** Begin Records **

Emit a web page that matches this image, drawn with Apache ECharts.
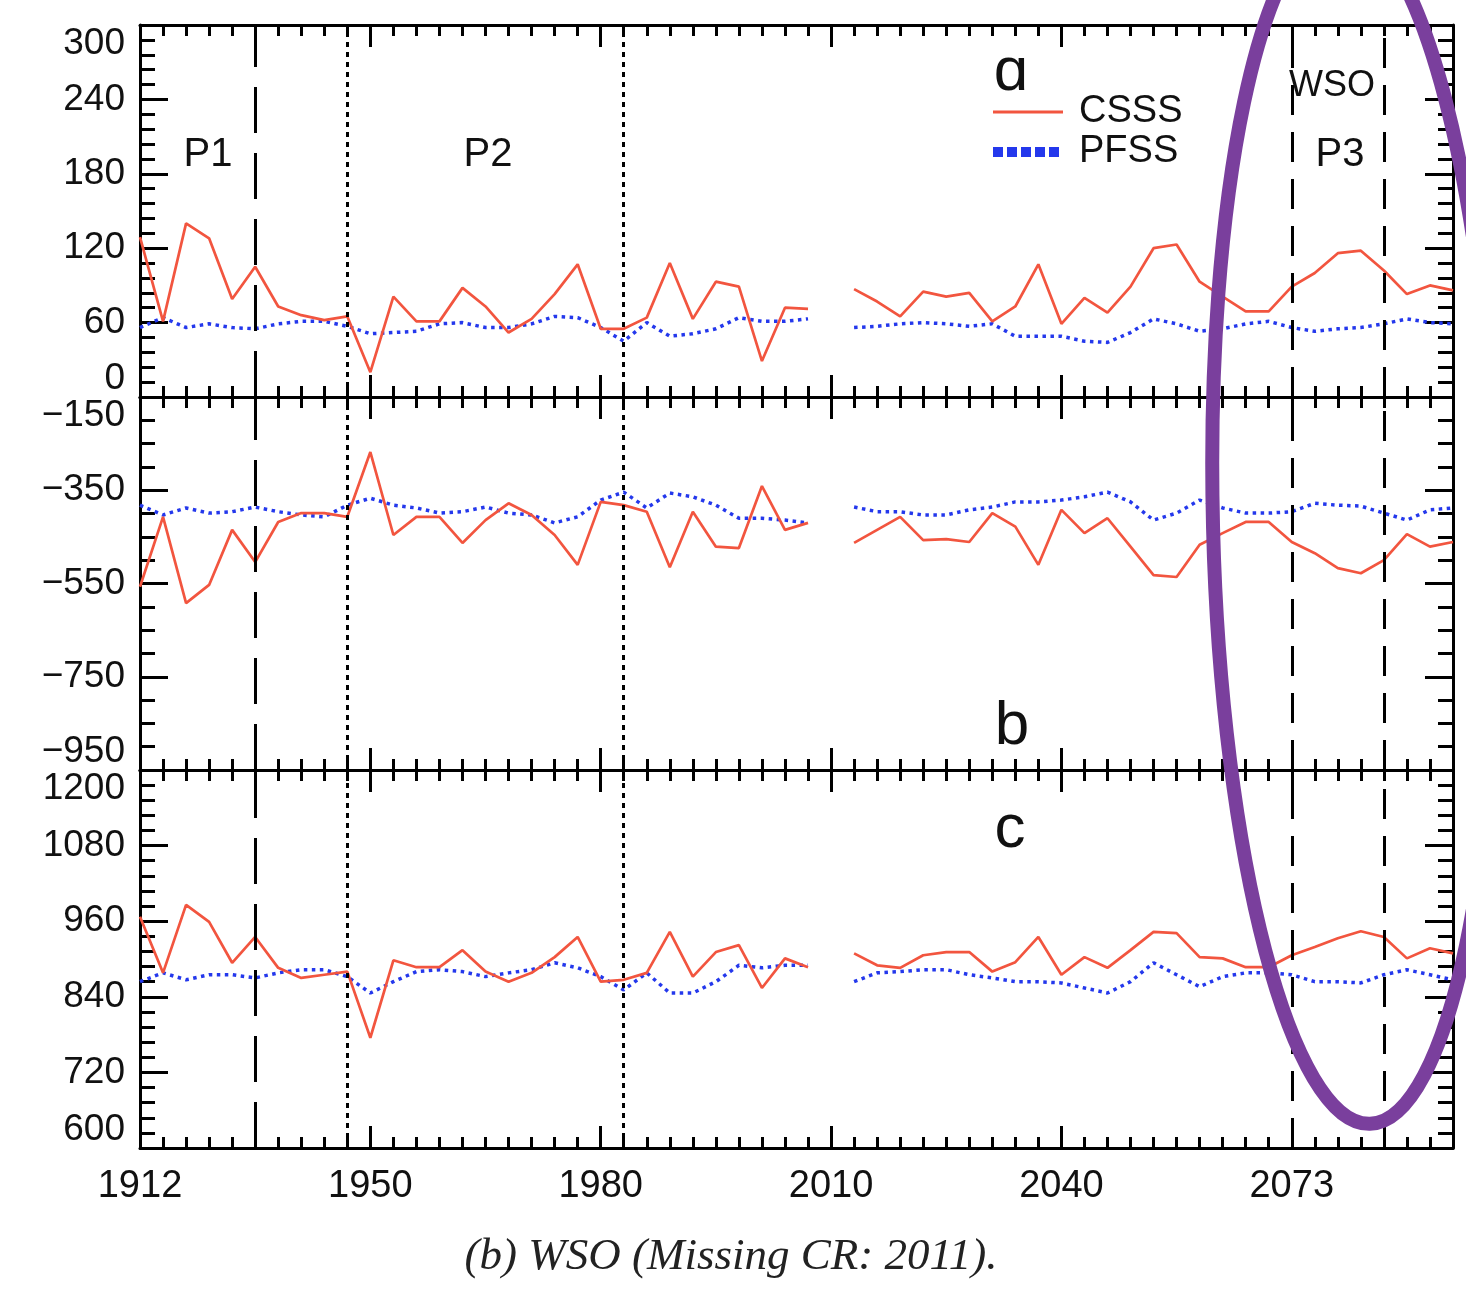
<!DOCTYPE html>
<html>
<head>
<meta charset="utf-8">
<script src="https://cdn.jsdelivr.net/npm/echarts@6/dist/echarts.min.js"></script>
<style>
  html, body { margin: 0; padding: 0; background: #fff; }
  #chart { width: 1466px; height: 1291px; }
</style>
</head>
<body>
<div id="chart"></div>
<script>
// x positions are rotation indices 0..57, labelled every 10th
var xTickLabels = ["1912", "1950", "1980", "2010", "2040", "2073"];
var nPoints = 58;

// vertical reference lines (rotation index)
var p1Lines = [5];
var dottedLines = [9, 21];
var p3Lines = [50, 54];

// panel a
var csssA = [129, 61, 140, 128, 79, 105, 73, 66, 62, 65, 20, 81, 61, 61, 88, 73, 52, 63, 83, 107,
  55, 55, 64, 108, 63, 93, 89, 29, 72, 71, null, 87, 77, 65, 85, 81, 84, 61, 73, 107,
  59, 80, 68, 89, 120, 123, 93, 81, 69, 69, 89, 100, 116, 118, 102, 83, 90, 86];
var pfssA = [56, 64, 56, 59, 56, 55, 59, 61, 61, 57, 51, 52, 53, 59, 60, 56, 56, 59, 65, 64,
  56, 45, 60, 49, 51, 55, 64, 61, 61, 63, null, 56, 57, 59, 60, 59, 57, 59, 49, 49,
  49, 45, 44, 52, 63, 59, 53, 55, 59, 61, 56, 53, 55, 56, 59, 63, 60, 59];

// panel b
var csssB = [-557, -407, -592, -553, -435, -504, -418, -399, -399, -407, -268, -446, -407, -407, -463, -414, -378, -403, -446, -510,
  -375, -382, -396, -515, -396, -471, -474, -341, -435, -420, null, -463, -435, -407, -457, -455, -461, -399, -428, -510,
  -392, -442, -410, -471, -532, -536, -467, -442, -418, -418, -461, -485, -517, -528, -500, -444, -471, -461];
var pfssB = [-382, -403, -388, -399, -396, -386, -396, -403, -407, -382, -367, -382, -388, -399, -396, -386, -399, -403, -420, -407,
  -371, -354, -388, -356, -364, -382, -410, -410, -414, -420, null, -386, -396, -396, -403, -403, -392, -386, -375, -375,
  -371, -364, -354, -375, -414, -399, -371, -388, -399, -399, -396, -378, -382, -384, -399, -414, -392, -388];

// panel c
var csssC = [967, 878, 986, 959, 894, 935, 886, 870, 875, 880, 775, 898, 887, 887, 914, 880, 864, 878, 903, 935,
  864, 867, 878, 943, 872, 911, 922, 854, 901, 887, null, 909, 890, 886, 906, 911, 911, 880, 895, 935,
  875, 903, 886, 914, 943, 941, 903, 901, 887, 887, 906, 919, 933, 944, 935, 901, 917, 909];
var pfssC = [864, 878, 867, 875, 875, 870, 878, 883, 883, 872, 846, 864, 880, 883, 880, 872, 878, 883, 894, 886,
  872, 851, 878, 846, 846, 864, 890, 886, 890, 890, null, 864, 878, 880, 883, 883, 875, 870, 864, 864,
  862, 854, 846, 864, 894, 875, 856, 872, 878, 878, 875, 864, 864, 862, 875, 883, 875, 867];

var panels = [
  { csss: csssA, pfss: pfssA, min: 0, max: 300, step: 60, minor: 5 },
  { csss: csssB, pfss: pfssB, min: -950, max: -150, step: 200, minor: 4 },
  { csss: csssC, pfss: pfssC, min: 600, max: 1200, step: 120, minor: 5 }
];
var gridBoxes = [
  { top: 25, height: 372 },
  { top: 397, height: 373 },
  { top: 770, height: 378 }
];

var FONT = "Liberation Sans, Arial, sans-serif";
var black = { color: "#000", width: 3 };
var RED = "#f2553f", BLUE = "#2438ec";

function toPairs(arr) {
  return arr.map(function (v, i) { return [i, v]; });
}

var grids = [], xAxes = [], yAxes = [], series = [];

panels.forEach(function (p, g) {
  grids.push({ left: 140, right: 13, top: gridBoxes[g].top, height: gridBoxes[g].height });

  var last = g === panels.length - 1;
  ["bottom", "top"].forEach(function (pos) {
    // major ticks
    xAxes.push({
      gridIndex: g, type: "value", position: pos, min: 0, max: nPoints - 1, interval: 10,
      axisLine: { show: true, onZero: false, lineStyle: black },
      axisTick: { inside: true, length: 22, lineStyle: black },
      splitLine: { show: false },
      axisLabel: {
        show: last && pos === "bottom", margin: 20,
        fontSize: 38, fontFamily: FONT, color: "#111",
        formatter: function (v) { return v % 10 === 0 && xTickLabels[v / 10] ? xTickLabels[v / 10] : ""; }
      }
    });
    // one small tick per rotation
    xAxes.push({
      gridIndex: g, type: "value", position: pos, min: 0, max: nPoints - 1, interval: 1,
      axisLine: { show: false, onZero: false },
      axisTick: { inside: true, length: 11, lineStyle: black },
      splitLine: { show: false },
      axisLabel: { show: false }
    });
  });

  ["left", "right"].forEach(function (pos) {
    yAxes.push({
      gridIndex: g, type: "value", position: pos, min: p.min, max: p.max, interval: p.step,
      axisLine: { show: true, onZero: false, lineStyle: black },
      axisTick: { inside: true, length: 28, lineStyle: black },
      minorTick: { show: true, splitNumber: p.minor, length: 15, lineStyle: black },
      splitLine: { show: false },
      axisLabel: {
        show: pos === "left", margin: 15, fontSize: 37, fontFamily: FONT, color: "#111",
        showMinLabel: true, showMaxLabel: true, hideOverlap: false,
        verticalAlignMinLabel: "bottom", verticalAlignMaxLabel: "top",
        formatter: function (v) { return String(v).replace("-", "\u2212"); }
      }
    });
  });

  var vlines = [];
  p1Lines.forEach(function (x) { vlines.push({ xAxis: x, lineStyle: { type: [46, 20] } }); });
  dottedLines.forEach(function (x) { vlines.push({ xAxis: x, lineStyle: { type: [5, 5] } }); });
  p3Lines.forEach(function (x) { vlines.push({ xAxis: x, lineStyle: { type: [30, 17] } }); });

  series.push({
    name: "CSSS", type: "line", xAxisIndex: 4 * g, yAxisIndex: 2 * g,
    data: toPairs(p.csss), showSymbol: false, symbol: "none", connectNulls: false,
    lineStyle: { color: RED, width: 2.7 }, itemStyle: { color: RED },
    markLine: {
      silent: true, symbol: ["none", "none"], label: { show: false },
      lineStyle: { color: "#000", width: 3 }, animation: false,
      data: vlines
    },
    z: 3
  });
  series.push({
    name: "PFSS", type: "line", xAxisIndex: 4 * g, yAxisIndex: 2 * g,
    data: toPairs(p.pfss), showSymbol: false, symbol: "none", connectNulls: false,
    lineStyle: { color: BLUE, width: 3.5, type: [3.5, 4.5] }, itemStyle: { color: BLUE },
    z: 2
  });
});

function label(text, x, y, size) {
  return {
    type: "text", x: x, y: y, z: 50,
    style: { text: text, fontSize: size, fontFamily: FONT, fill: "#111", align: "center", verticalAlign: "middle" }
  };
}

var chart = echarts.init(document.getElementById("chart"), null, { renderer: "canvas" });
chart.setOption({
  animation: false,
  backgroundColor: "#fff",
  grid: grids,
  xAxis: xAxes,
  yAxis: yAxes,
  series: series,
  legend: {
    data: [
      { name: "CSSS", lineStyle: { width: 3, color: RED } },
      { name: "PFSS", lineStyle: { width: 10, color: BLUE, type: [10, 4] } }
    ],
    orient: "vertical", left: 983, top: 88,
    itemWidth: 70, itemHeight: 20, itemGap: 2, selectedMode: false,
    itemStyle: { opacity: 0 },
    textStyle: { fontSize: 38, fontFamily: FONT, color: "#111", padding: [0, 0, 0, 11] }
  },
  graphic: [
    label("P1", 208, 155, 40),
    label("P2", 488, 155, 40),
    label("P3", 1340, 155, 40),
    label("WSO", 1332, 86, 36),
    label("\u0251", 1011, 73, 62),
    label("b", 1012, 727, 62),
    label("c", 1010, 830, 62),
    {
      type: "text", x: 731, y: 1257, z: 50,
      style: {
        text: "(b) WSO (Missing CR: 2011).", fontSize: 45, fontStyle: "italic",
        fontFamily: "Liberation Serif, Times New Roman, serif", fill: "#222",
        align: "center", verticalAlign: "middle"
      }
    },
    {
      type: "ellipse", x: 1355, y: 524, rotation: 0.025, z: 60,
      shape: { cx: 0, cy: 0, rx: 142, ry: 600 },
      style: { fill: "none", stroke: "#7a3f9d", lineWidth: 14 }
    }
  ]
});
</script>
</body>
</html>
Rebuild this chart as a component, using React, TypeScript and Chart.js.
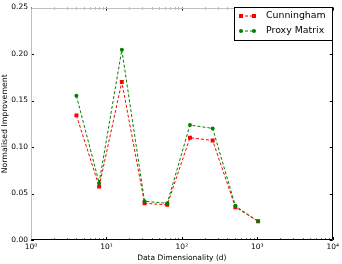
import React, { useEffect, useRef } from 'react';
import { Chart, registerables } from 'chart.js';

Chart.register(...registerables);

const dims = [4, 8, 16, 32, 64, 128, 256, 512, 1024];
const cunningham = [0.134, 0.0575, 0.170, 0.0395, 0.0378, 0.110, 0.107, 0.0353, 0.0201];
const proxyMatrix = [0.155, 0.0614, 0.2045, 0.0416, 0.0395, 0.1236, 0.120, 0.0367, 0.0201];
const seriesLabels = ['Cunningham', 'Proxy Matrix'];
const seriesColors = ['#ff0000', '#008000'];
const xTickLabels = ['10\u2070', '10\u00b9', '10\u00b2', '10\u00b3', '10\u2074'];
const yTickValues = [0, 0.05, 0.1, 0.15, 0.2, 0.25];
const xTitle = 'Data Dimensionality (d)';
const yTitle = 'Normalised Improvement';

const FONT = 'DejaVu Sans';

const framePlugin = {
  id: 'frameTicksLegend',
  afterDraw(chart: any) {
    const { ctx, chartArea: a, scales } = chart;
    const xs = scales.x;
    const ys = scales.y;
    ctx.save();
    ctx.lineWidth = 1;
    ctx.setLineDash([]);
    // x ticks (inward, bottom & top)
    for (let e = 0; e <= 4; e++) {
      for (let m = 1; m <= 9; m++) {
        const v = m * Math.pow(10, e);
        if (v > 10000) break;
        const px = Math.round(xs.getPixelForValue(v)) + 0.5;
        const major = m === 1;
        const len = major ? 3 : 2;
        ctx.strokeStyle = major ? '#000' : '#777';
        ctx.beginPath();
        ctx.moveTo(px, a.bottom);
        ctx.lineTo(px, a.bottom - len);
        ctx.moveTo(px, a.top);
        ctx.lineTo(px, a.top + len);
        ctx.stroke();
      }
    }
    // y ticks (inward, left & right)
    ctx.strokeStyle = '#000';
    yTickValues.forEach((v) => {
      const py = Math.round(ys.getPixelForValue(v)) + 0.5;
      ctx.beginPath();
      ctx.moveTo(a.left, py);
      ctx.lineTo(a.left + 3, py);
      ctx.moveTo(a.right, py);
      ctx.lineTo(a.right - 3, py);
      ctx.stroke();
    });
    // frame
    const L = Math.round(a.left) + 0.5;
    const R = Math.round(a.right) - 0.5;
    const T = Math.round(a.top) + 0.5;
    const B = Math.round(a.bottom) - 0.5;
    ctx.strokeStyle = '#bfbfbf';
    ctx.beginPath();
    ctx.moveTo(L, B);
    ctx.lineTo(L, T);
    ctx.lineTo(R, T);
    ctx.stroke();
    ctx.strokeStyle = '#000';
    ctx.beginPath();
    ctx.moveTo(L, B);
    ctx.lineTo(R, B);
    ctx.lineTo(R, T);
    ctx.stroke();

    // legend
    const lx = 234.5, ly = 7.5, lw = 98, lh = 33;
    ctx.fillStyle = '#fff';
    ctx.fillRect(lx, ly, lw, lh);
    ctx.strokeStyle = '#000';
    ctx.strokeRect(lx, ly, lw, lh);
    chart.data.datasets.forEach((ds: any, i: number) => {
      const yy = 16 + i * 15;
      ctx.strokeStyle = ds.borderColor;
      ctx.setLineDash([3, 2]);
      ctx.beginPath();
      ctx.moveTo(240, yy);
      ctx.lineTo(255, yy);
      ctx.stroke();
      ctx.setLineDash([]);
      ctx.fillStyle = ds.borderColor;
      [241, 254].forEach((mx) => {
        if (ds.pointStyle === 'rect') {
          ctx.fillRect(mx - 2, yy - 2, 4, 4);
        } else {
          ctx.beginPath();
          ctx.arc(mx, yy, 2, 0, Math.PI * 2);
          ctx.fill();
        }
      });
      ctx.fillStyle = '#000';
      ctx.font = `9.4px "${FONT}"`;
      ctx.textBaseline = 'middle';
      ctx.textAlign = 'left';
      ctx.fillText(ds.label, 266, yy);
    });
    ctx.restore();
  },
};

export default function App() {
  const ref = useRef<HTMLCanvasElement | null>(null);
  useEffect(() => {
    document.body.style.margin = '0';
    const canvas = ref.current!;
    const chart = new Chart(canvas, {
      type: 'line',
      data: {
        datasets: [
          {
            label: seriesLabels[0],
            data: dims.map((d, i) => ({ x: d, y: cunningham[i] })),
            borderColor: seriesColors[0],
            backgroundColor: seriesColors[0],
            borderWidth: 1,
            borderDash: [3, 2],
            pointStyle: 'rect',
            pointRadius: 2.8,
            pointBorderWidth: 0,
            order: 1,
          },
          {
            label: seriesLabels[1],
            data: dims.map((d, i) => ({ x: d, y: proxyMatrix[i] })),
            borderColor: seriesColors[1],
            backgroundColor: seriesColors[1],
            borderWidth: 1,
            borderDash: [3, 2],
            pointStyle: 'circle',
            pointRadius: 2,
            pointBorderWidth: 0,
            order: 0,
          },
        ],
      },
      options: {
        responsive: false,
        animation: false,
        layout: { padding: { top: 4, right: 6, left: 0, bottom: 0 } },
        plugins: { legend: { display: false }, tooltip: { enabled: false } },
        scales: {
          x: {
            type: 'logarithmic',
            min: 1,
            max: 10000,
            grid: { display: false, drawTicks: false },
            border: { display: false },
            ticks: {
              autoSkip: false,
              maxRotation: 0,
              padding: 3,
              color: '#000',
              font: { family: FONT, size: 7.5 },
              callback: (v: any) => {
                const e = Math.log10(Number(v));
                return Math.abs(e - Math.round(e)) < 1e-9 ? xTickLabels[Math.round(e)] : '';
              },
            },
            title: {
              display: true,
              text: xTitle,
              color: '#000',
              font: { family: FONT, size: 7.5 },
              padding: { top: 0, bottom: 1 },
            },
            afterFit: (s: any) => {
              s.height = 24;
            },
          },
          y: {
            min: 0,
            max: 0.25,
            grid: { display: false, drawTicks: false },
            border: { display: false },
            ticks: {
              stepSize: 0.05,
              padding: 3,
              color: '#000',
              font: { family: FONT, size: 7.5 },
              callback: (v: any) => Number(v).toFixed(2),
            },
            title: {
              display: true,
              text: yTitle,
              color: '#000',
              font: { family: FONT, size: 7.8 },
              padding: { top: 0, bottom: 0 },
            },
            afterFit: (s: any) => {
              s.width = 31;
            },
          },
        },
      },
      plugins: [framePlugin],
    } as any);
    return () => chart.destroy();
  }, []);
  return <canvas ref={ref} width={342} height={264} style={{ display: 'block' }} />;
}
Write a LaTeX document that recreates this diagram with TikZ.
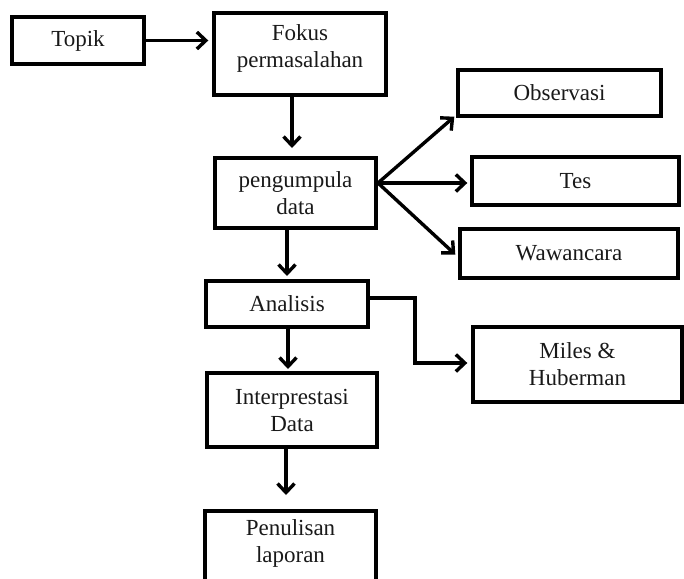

** End Records **

** Task objective **
Start at the line that contains "Rebuild this chart", stop at the line that contains "Chart.register(...registerables);", and reproduce each line in that stretch exactly. Pictures are excluded.

** Result **
Rebuild this chart as a component, using React, TypeScript and Chart.js.
import React, { useEffect, useRef } from 'react';
import { Chart, registerables } from 'chart.js';

Chart.register(...registerables);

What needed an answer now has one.